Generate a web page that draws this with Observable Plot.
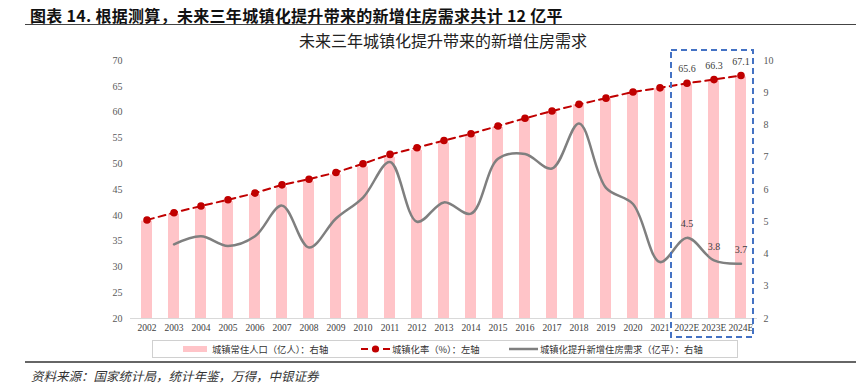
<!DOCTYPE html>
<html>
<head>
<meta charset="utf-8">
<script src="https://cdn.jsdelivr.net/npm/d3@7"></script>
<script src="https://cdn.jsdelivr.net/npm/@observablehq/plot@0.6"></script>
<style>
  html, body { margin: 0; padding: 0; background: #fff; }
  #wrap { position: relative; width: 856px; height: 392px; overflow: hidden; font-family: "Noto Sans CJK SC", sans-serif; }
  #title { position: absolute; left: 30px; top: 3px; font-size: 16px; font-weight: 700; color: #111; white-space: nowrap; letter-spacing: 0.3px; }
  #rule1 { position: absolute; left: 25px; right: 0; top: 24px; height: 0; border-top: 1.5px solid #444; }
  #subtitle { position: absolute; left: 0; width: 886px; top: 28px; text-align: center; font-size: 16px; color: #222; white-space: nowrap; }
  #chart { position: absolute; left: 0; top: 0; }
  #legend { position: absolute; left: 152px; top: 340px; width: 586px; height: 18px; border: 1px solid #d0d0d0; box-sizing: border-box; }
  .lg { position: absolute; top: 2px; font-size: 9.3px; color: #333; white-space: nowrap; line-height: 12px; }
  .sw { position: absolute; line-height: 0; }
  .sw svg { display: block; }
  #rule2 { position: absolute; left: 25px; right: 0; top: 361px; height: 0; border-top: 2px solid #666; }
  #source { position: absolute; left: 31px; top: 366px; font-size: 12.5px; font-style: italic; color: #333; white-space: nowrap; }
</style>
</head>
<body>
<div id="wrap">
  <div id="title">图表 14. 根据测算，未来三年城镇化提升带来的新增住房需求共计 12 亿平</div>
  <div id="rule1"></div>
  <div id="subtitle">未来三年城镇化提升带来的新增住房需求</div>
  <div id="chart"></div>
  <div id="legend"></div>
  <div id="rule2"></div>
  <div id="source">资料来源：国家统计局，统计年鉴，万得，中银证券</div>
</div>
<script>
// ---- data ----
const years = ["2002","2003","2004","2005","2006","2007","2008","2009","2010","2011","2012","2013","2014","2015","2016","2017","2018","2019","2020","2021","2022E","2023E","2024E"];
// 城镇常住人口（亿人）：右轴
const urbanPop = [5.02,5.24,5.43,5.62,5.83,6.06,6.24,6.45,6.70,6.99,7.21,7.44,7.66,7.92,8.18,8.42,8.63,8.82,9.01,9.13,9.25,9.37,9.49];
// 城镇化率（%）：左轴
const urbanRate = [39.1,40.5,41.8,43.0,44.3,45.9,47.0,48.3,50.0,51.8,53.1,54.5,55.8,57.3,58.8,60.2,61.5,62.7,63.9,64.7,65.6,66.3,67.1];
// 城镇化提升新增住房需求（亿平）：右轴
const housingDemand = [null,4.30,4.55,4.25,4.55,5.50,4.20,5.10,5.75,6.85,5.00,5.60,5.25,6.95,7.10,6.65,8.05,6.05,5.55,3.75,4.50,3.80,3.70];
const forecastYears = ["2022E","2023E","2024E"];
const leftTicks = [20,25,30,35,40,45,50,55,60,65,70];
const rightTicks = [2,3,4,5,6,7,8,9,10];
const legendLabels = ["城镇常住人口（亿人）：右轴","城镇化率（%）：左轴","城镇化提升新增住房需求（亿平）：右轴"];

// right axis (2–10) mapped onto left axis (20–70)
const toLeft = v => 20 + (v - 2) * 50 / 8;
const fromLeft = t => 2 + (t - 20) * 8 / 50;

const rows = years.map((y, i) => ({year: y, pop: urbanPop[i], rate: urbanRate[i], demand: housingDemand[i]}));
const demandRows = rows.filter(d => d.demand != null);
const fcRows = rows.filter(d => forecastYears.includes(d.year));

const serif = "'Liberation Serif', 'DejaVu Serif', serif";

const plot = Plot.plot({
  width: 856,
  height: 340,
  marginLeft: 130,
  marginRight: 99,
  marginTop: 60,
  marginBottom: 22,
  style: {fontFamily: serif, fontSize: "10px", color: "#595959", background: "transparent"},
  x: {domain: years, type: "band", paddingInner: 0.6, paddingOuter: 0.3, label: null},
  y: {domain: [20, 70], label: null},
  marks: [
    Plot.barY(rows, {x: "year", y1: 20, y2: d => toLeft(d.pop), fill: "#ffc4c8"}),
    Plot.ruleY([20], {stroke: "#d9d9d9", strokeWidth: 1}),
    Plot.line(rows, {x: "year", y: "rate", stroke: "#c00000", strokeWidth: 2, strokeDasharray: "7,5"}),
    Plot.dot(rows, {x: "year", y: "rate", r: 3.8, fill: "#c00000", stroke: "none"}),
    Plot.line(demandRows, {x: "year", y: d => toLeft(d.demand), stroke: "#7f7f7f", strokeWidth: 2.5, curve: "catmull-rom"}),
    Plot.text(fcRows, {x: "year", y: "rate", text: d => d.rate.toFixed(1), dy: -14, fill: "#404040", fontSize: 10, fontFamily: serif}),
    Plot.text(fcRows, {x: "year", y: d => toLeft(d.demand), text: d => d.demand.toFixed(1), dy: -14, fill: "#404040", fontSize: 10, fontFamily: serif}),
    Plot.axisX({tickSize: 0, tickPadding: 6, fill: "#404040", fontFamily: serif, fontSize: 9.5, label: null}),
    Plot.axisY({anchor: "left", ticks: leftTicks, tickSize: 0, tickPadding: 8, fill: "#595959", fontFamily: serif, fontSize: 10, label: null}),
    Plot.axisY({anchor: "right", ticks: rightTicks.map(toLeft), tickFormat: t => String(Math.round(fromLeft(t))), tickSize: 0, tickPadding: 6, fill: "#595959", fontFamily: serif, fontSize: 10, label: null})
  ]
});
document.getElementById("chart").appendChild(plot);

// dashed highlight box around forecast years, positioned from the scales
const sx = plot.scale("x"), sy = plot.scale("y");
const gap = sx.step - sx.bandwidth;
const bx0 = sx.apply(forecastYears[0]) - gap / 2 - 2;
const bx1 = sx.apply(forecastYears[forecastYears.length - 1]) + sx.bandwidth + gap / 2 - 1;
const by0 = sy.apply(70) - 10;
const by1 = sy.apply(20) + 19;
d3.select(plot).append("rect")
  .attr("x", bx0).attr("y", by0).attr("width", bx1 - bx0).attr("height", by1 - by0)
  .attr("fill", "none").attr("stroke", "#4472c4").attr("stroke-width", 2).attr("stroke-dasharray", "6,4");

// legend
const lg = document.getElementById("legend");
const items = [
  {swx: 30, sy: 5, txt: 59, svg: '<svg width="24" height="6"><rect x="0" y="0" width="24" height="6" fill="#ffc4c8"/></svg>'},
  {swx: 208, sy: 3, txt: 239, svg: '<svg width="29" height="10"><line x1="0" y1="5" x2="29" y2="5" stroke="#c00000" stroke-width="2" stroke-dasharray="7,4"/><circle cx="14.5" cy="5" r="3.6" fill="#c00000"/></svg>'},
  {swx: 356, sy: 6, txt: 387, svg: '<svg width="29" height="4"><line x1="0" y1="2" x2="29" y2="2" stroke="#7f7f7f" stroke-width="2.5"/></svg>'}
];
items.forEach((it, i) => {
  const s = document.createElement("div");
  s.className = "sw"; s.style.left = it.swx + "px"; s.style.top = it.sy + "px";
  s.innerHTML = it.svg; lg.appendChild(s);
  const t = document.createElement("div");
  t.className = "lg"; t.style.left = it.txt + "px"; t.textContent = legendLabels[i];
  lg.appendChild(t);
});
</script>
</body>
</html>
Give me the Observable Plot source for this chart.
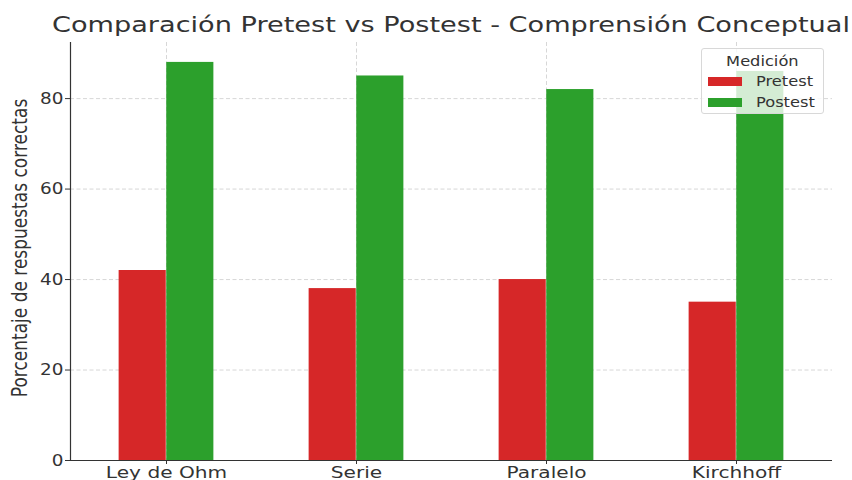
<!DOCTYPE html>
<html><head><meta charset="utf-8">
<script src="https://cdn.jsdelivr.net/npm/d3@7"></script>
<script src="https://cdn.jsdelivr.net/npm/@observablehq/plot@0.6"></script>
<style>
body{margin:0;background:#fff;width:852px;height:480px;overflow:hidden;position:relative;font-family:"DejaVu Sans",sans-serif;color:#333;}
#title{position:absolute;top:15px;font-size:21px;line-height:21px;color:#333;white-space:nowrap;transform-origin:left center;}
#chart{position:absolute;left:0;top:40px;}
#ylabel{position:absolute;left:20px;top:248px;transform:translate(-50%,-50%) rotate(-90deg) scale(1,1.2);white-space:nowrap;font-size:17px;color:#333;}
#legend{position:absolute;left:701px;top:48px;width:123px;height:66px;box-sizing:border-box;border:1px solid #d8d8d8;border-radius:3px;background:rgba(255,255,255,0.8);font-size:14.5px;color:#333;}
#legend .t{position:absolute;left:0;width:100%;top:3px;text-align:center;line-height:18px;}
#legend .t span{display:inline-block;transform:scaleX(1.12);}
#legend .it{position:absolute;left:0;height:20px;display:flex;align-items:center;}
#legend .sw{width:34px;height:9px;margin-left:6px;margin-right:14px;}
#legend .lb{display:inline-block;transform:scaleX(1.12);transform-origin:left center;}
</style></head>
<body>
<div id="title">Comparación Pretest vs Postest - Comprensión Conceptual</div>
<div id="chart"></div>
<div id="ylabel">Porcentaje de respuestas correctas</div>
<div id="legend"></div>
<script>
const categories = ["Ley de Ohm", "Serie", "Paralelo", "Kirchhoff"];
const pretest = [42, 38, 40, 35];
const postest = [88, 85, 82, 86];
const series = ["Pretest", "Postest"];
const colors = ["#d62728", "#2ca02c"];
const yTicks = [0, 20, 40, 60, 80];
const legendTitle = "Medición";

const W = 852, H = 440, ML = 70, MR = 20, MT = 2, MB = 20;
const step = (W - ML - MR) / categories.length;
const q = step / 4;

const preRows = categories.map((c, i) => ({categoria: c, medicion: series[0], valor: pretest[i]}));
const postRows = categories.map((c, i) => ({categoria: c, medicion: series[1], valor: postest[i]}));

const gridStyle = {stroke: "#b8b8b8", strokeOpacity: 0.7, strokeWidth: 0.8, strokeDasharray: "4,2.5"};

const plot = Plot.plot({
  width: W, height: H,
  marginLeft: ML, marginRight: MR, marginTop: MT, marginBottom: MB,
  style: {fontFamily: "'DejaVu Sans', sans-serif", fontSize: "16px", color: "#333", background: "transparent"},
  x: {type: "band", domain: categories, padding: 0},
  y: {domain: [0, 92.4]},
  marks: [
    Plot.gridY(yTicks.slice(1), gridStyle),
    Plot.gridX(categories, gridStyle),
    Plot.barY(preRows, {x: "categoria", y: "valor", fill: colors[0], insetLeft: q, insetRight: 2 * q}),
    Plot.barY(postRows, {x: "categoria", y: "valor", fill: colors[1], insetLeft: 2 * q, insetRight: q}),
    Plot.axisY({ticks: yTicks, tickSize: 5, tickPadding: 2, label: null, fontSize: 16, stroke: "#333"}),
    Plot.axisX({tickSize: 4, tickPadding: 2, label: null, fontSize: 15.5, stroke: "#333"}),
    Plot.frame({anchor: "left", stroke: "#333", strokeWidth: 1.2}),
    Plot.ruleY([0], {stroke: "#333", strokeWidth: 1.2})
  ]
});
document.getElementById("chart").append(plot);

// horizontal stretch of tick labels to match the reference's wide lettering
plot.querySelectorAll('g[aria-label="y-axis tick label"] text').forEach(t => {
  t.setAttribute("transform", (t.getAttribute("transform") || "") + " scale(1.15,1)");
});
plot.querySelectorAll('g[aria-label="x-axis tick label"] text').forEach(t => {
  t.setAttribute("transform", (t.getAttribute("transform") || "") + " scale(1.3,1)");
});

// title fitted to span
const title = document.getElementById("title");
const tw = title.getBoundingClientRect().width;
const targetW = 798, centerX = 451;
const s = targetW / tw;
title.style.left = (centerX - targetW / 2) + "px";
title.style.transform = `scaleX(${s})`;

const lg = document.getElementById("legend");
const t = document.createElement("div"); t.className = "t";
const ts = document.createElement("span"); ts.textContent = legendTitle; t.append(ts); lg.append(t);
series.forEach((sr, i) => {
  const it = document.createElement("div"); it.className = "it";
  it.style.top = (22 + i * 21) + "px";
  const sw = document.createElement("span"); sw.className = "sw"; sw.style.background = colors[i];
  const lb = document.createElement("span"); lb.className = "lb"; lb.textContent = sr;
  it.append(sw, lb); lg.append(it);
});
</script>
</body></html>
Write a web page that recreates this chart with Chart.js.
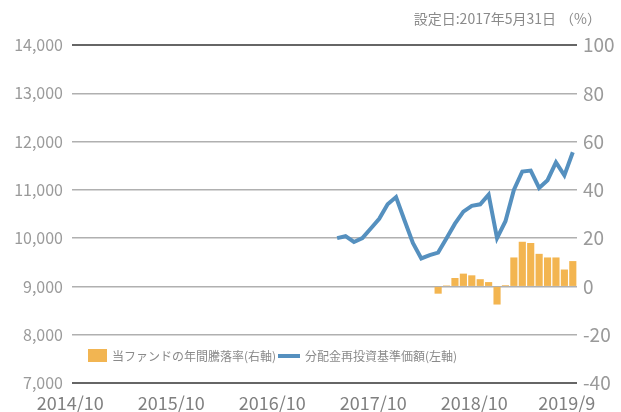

******

▶ [SHORT TASK] From the data above, copy each line that holds "chart".

▶ [RIGHT ANSWER]
  #chart { position: absolute; left: 0; top: 0; }
  <div id="chart"></div>
document.getElementById("chart").appendChild(plot);
Give me the Observable Plot source for this chart.
#chart{position:absolute;left:0;top:40px;}
<div id="chart"></div>
document.getElementById("chart").append(plot);
Write a web page that recreates this chart with Chart.js.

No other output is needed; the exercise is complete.